It is no great insight that acquirers of companies want to only pay for an acquisition based on today’s earnings and book value. However, Sellers want to sell their company based on tomorrow’s expected earnings.
Public companies have the advantage of being able to offer their publicly traded stock as currency in an acquisition.
Private companies are not so lucky to have stock to use, their tactic to “pay up” for an acquisition often is the Earn-Out.
According to James W. Bradley, co-author of Acquisition and Corporate Development:
“The earn-out is a contingent purchase which allows some deals to go through that would otherwise be impossible. Sometimes the seller’s price is such that the transaction can only be justified by the buyer at levels of future earnings considerably above what the buyer can expect with any degree of certainty. Here an earn-out may allow the deal to be consummated. Under certain circumstances, earn-outs may qualify as non-taxable transactions.”
Earn-outs can be complicated. But they are used often and especially under these circumstances:
- The seller has very high price expectations
- There is a significant selling price expectation gap between buyer and seller
- The buyer has limited capital
- The acquisition of service companies or other types of relationship companies.
- Acquisition of companies introducing many new products.
- The owner/seller is willing to stay involved in the business for two or five more years.
In acquisitions involving earn-outs, the acquirer usually puts a maximum earn-out or “cap” on the deal. The acquirer wants to be sure that the income from the earn-out is derived from continuing operations and non-recurring or extraordinary factors. While a specific dollar amount is often not pre-determined, the acquirer wants to make every effort to please the sellers. The buyer wants future sellers to know they are good to work with.

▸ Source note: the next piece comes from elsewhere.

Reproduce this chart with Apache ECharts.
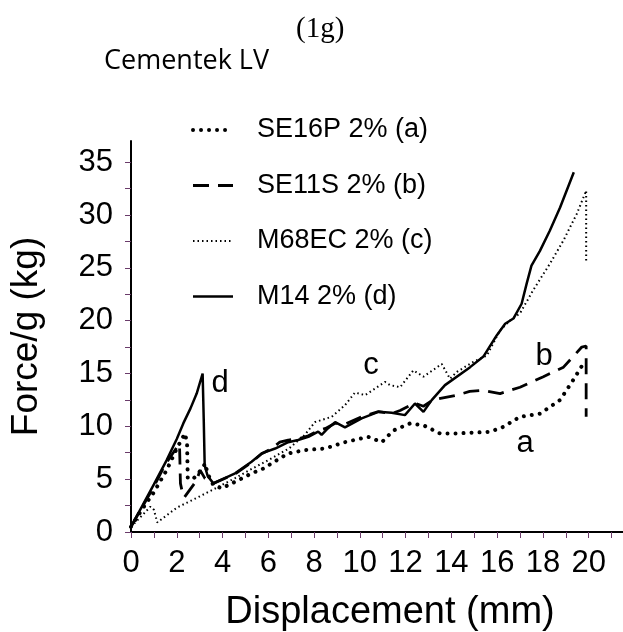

If the seller accepts an earn-out, a more aggressive pricing strategy can be used. Keeping in mind that the earn-out objective is to quantify the uncertainty for the buyer, they can be used to bridge pricing expectation gaps between the buyer and the seller. Sometimes earn-outs are used to protect the buyer who has not or cannot perform adequate due diligence. This is not a good use of this device for the buyer.
Earn-outs should really be limited to bridging the pricing expectation differences between the seller and the buyer. Also, it can used by the seller to spread out income in taxable transactions. The success of how these are used is dependent on how creative and flexible the parties are.
Earn-outs are common. If you are selling your company, an earn-out will likely be part of the deal structure.